(Trinidad Guardian) While Trinidad and Tobago recently made headway in the US on Venezuela, Prime Minister Dr Keith Rowley is most upset with the British Broadcasting Corporation’s (BBC’s) recent documentary on T&T’s Venezuelan amnesty registration exercise – and he’s writing to the British Government on it.
The BBC programme, ‘The Displaced’, which started airing on social media yesterday, focused on Venezuelans seeking betterment here via Government’s registration drive over May to June. The Government had stated that 16,523 Venezuelans registered.
The BBC video aired aspects of the registration process, including the anti-amnesty group which protested outside of the Queens’ Park Oval. Rowley particularly took issue with the aspect claiming T&T had 40,000 Venezuelans and only 16,000 were allowed to register.
Rowley said TT had 16,000 odd Venezuelans here and they were registered, including approximately 2,000 children.
But he added, “This didn’t prevent the BBC from going out of their way to misrepresent the position on T&T. As a lifelong listener and respecter of the BBC, the programme the BBC mentioned on T&T isn’t worthy of the BBC.
“Everyone around has an agenda and I’m not to believe there are people in the BBC who allowed themselves to be part of someone’s agenda. The BBC is too sacred to us in the Commonwealth for that nonsense to go on,” he said.
He said that on the last day of the registration there was nobody in the line and Government even continued the process on the weekend after.
“So it’s quite wrong for the BBC to put pressure, saying we have 40,000 people and registered 16,000 and didn’t allow the other 14,000 to register. That’s feeding into people’s agenda… I don’t know where they were getting those numbers from,” Dr Rowley said.
Rowley said Government made it clear if Venezuelans didn’t want to be registered, then they could not stay in this country.
“You’re not welcome; anybody who didn’t register, well, too bad for you..I don’t know there are 40,000 or even 14 Venezuelans who wanted to be registered and who didn’t. So we take objection to that!”
“The BBC is a Government agency in the UK and we’ll make a formal complaint to the British government about that,” Rowley added, saying he didn’t want T&T misrepresented in “this very dangerous world.”
He said he was disappointed the BBC was subscribing to a view that the truth doesn’t matter and the issue was what one can get people to believe.
He said the BBC didn’t have to use the anti-amnesty group who protested outside the Oval and convey that as T&T’s position since anyone would know the vast majority of nationals were not of “that ilk and didn’t behave like that.”
Rowley added the BBC didn’t have to reach out to Government since the registration information was public and Government answered many Opposition queries in Parliament.
“Our story is a very public one. I don’t know any BBC person had any difficulty – if their motive was honourable- to speak to any government member including myself; I know of no such approach, I’ve heard none of the ministers speak about.
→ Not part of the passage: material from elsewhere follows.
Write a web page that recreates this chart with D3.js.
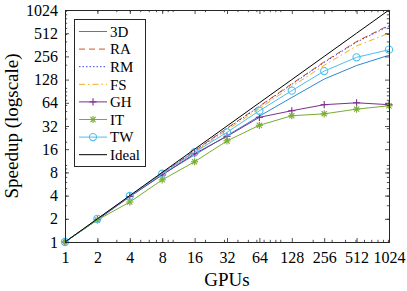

This came like a bolt out of the night,” he said.
He said he found it interesting the item arose just when he was preparing to attend the United Nations (UN) soon. When Newsday’s Sean Douglas asked if Government had a communication problem, Rowley snapped, “ You doh start dat! Doh start dat at all! You have no problem getting through to Government and I as prime minister stand here and answer every question you have! We’re not accepting we have a communication problem where this is concerned! It’s not an absence of communication that caused these people to misrepresent our circumstance.”
He said the UN had first started the 40,000 figure and that was wrong. He said there were people with agendas who wanted to inflate numbers to pressure T&T and people were demanding T&T institute a refugee policy, though the country is focusing on economic migrants.
The prime minister spoke about the developments at a media conference yesterday following his recent trip to the United States.
He met US Congressional leaders of teams on Foreign Relations, Security and Financial Services among others.
He said the bulk of the conversation was on the Venezuelan issue, security co-operation and derisking danger regional banks face from US banks’ hesitation to work with them. Several regional states – including T&T – were being blacklisted due to Global Forum and other European requirements.
Rowley said US discussions had gone as far as the possibility of having hearings in the US on Venezuela and the financial services issue. Consequently, a US delegation is coming to T&T for a few days from October 3 to discuss the matter sand US officers are eager to work with T&T.
He said T&T was congratulated for its handling of the Venezuelan amnesty.